When the House introduced its Common Sense Legal Reforms Act in February 1995, Chenoweth’s office issued a release boasting of her role in drafting the product liability portion of the bill. “The cost of manufacturing ladders increased after some lughead tried to balance on the very top of the ladder carrying two cans of paint,” her statement read. “He fell off the ladder. Of course, [he] then sued the company that built the ladder for negligence. Now, manufacturers must bear the extra expense of producing warning signs that tell people not to stand on the very top of the ladder.”

Her statement continued: “Companies should not be sued when people fail to use common sense.”

The bill was eventually split into several sections, including the Common Sense Product Liability Legal Reform Act, which would have capped punitive damages at $250,000 and placed a 15-year statute of limitations on product liability cases. Both provisions enjoyed bipartisan support. But the act would also have required a plaintiff to prove a company had “specifically intended to cause harm” when a product malfunctioned — a stricter standard than those applied in most states, where only recklessness must be proved for punitive damage awards. Furthermore, the bill would have weighed punitive awards with the “economic injury” caused by a product’s malfunction.

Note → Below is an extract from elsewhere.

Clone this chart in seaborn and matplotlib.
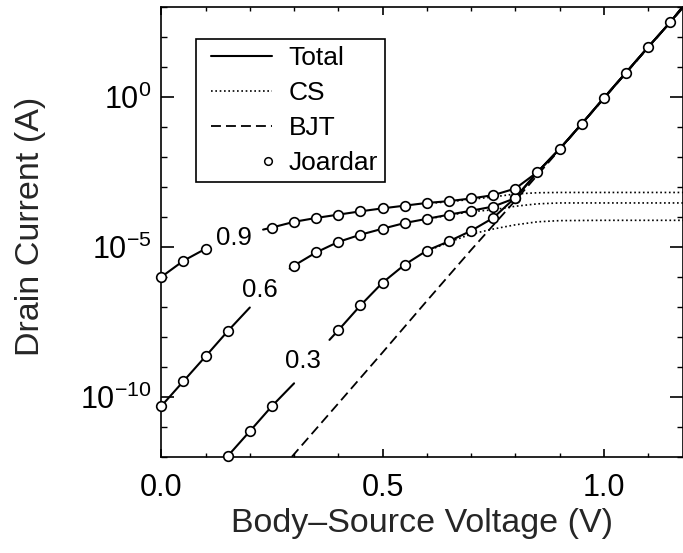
import numpy as np
import pandas as pd
import matplotlib
matplotlib.use("Agg")
import matplotlib.pyplot as plt
import seaborn as sns
from matplotlib import ticker
from matplotlib.lines import Line2D
from matplotlib.legend_handler import HandlerLine2D

nan = np.nan

# Total current (solid), log10 of drain current in A; nan = break for the curve label
tot_v_03 = [0.15, 0.20, 0.25, 0.30, nan, 0.38, 0.40, 0.45, 0.50, 0.55, 0.60, 0.65, 0.70, 0.75, 0.80]
tot_lg_03 = [-11.98, -11.15, -10.31, -9.55, nan, -8.10, -7.78, -6.95, -6.19, -5.59, -5.12, -4.81, -4.46, -4.03, -3.35]
tot_v_06 = [0.00, 0.05, 0.10, 0.15, 0.20, nan, 0.29, 0.30, 0.35, 0.40, 0.45, 0.50, 0.55, 0.60, 0.65, 0.70, 0.75, 0.80]
tot_lg_06 = [-10.31, -9.48, -8.65, -7.81, -7.02, nan, -5.72, -5.62, -5.18, -4.83, -4.59, -4.39, -4.20, -4.06, -3.92, -3.79, -3.65, -3.37]
tot_v_09 = [0.00, 0.05, 0.10, nan, 0.23, 0.25, 0.30, 0.35, 0.40, 0.45, 0.50, 0.55, 0.60, 0.65, 0.70, 0.75, 0.80]
tot_lg_09 = [-6.00, -5.46, -5.06, nan, -4.42, -4.35, -4.16, -4.03, -3.92, -3.81, -3.71, -3.62, -3.53, -3.47, -3.38, -3.27, -3.05]
# all three curves merge above 0.8 V
high_v = [0.85, 0.90, 0.95, 1.00, 1.05, 1.10, 1.15, 1.18]
high_lg = [-2.50, -1.73, -0.89, -0.03, 0.82, 1.67, 2.50, 3.05]

# Joardar model points (circles)
jo_v_03 = [0.15, 0.20, 0.25, 0.40, 0.45, 0.50, 0.55, 0.60, 0.65, 0.70, 0.75, 0.80]
jo_lg_03 = [-11.98, -11.15, -10.31, -7.78, -6.95, -6.19, -5.59, -5.12, -4.81, -4.46, -4.03, -3.35]
jo_v_06 = [0.00, 0.05, 0.10, 0.15, 0.30, 0.35, 0.40, 0.45, 0.50, 0.55, 0.60, 0.65, 0.70, 0.75, 0.80]
jo_lg_06 = [-10.31, -9.48, -8.65, -7.81, -5.62, -5.18, -4.83, -4.59, -4.39, -4.20, -4.06, -3.92, -3.79, -3.65, -3.37]
jo_v_09 = [0.00, 0.05, 0.10, 0.25, 0.30, 0.35, 0.40, 0.45, 0.50, 0.55, 0.60, 0.65, 0.70, 0.75, 0.80]
jo_lg_09 = [-6.00, -5.46, -5.06, -4.35, -4.16, -4.03, -3.92, -3.81, -3.71, -3.62, -3.53, -3.47, -3.38, -3.27, -3.05]
jo_v_high = [0.85, 0.90, 0.95, 1.00, 1.05, 1.10, 1.15]
jo_lg_high = [-2.50, -1.73, -0.89, -0.03, 0.82, 1.67, 2.50]

# channel (CS) component, dotted
cs_v = [0.60, 0.65, 0.70, 0.75, 0.80, 0.85, 0.90, 1.00, 1.10, 1.20]
cs_lg_03 = [-5.14, -4.84, -4.57, -4.40, -4.26, -4.16, -4.12, -4.11, -4.11, -4.11]
cs_lg_06 = [-4.07, -3.94, -3.82, -3.76, -3.64, -3.56, -3.53, -3.53, -3.53, -3.53]
cs_lg_09 = [-3.55, -3.49, -3.41, -3.33, -3.23, -3.19, -3.18, -3.18, -3.18, -3.18]

# parasitic BJT component, dashed
bjt_v = [0.295, 0.40, 0.50, 0.60, 0.70, 0.80, 0.90, 1.00, 1.10, 1.18]
bjt_lg = [-12.0, -10.22, -8.52, -6.80, -5.10, -3.45, -1.75, -0.05, 1.65, 3.0]

curve_labels = ["0.3", "0.6", "0.9"]
label_v = [0.32, 0.223, 0.165]
label_lg = [-8.81, -6.42, -4.70]


def segments(v, lg, name):
    rows, seg = [], 0
    for a, b in zip(v, lg):
        if np.isnan(a):
            seg += 1
            continue
        rows.append({"V": a, "I": 10.0 ** b, "seg": f"{name}-{seg}"})
    return rows


tot_rows = (segments(tot_v_03 + high_v, tot_lg_03 + high_lg, "0.3")
            + segments(tot_v_06 + high_v, tot_lg_06 + high_lg, "0.6")
            + segments(tot_v_09 + high_v, tot_lg_09 + high_lg, "0.9"))
tot_df = pd.DataFrame(tot_rows)

jo_df = pd.DataFrame({
    "V": jo_v_03 + jo_v_06 + jo_v_09 + jo_v_high,
    "I": 10.0 ** np.array(jo_lg_03 + jo_lg_06 + jo_lg_09 + jo_lg_high),
})

cs_df = pd.DataFrame({
    "V": cs_v * 3,
    "I": 10.0 ** np.array(cs_lg_03 + cs_lg_06 + cs_lg_09),
    "seg": ["0.3"] * len(cs_v) + ["0.6"] * len(cs_v) + ["0.9"] * len(cs_v),
})
bjt_df = pd.DataFrame({"V": bjt_v, "I": 10.0 ** np.array(bjt_lg)})

sns.set_theme(style="ticks")
plt.rcParams["font.family"] = ["Liberation Sans", "DejaVu Sans"]
plt.rcParams["mathtext.fontset"] = "custom"
plt.rcParams["mathtext.rm"] = "Liberation Sans"
plt.rcParams["mathtext.it"] = "Liberation Sans:italic"
plt.rcParams["mathtext.bf"] = "Liberation Sans:bold"
plt.rcParams["axes.edgecolor"] = "black"
plt.rcParams["axes.linewidth"] = 1.2
plt.rcParams["xtick.color"] = "black"
plt.rcParams["ytick.color"] = "black"
plt.rcParams["text.color"] = "black"

fig = plt.figure(figsize=(6.83, 5.53), dpi=100)
ax = fig.add_axes([0.2362, 0.1741, 0.7645, 0.8127])
ax.set_yscale("log")

sns.lineplot(data=cs_df, x="V", y="I", units="seg", estimator=None, sort=False,
             color="black", lw=1.2, linestyle=(0, (1, 1.6)), ax=ax)
sns.lineplot(data=bjt_df, x="V", y="I", estimator=None, sort=False,
             color="black", lw=1.3, linestyle=(0, (5.5, 2.8)), ax=ax)
sns.lineplot(data=tot_df, x="V", y="I", units="seg", estimator=None, sort=False,
             color="black", lw=1.5, ax=ax)
sns.scatterplot(data=jo_df, x="V", y="I", marker="o", s=48, color="white",
                edgecolor="black", linewidth=1.2, clip_on=False, zorder=5, ax=ax)

for lab, v, lg in zip(curve_labels, label_v, label_lg):
    ax.text(v, 10.0 ** lg, lab, fontsize=18.5, ha="center", va="center")

ax.set_xlim(0, 1.18)
ax.set_ylim(1e-12, 1e3)
ax.xaxis.set_major_locator(ticker.MultipleLocator(0.5))
ax.xaxis.set_minor_locator(ticker.MultipleLocator(0.1))
ax.xaxis.set_major_formatter(ticker.FormatStrFormatter("%.1f"))
ax.yaxis.set_major_locator(ticker.FixedLocator([1e-10, 1e-5, 1e0]))
ax.yaxis.set_major_formatter(ticker.FuncFormatter(
    lambda y, _: r"$10^{%d}$" % int(round(np.log10(y)))))
ax.yaxis.set_minor_locator(ticker.LogLocator(base=10, subs=(1.0,), numticks=40))
ax.yaxis.set_minor_formatter(ticker.NullFormatter())

ax.tick_params(axis="both", which="both", direction="in", top=True, right=True)
ax.tick_params(axis="y", which="major", length=9.5, width=1.2, labelsize=22, pad=7)
ax.tick_params(axis="y", which="minor", length=4, width=1.0)
ax.tick_params(axis="x", which="major", length=5.5, width=1.2, labelsize=22, pad=12)
ax.tick_params(axis="x", which="minor", length=3, width=1.0)

ax.set_xlabel("Body\u2013Source Voltage (V)", fontsize=24.5, labelpad=3)
ax.set_ylabel("Drain Current (A)", fontsize=24.5)
ax.yaxis.set_label_coords(-0.221, 0.512)


class PaddedLine(HandlerLine2D):
    # line starts a little in from the legend box edge
    def get_xdata(self, legend, xdescent, ydescent, width, height, fontsize):
        xd = np.array([-xdescent + 6.0, -xdescent + width])
        return xd, xd


class EndMarker(HandlerLine2D):
    # single marker sitting at the right end of the handle area
    def get_xdata(self, legend, xdescent, ydescent, width, height, fontsize):
        xm = -xdescent + width - 3.0
        xd = np.array([xm - 1.0, xm + 1.0])
        return xd, xd


h_tot = Line2D([], [], color="black", lw=1.5)
h_cs = Line2D([], [], color="black", lw=1.2, linestyle=(0, (1, 1.6)))
h_bjt = Line2D([], [], color="black", lw=1.3, linestyle=(0, (5.5, 2.8)))
h_jo = Line2D([], [], color="black", lw=0, marker="o", markersize=5.5,
              markerfacecolor="white", markeredgewidth=1.1)
line_handler = PaddedLine()
leg = ax.legend([h_tot, h_cs, h_bjt, h_jo], ["Total", "CS", "BJT", "Joardar"],
                loc="upper left", bbox_to_anchor=(0.066, 0.929), borderaxespad=0,
                fontsize=19, frameon=True, fancybox=False, edgecolor="black",
                framealpha=1, handlelength=2.65, handletextpad=0.62,
                labelspacing=0.42, borderpad=0.25, numpoints=1,
                handler_map={h_tot: line_handler, h_cs: line_handler,
                             h_bjt: line_handler, h_jo: EndMarker()})
leg.get_frame().set_linewidth(1.2)

fig.savefig("out.png", dpi=100)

But how do you prove an economic injury from the death of an infant? Using that measure, “you could get zero punitive damages,” says Daniel Leonard, a Boston attorney who settled suits against Graco for two Massachusetts couples.

The act’s critics argue that potential lawsuits apply pressure on companies to produce safe products. “The threat of product liability damages in the back of the mind of the manufacturer is a tremendous deterrent,” says Edward Swartz, a top plaintiff lawyer and the author of Toys That Kill.

And others note that product liability lawsuits, demonized in the GOP’s “Contract With America,” are not as misused as widely thought. In supporting the president’s veto, Rep. Edward Markey (D-Mass.) cites a National Center for State Courts study that reports that less than 1 percent of all civil cases in state courts are product liability cases, while business contract and property cases — which the Republicans refused to target in their proposed tort reforms — account for 20 percent. (As an example, Markey referred to the Hormel Foods suit brought against the Muppets’ production company for creating a character named Spa’am in the film Muppet Treasure Island. Hormel claims it maligns the company’s canned luncheon meat.)

Greg Storts, whose suit against Graco is scheduled for a hearing later this year, says he’s heard of the well-known product liability awards that tort reform advocates often mention, such as when a jury ordered McDonald’s to pay an elderly woman $2.7 million after she spilled scalding coffee, which she had purchased from the fast-food restaurant, in her lap.

“I’d hate to call the shots on the McDonald’s lawsuit,” Storts says. “I personally believe there needs to be tort reform out there. But I don’t believe [mine] is a frivolous lawsuit.”

The Converta-Cradle “was intended for a vulnerable population, and for a time when they’re at their most vulnerable — when they’re asleep,” says Mary Ellen Fise, general counsel for the Consumer Federation of America. “You shouldn’t have to watch children when they’re asleep in a cradle.”

Jeanne Brokaw is a Mother Jones investigative reporter.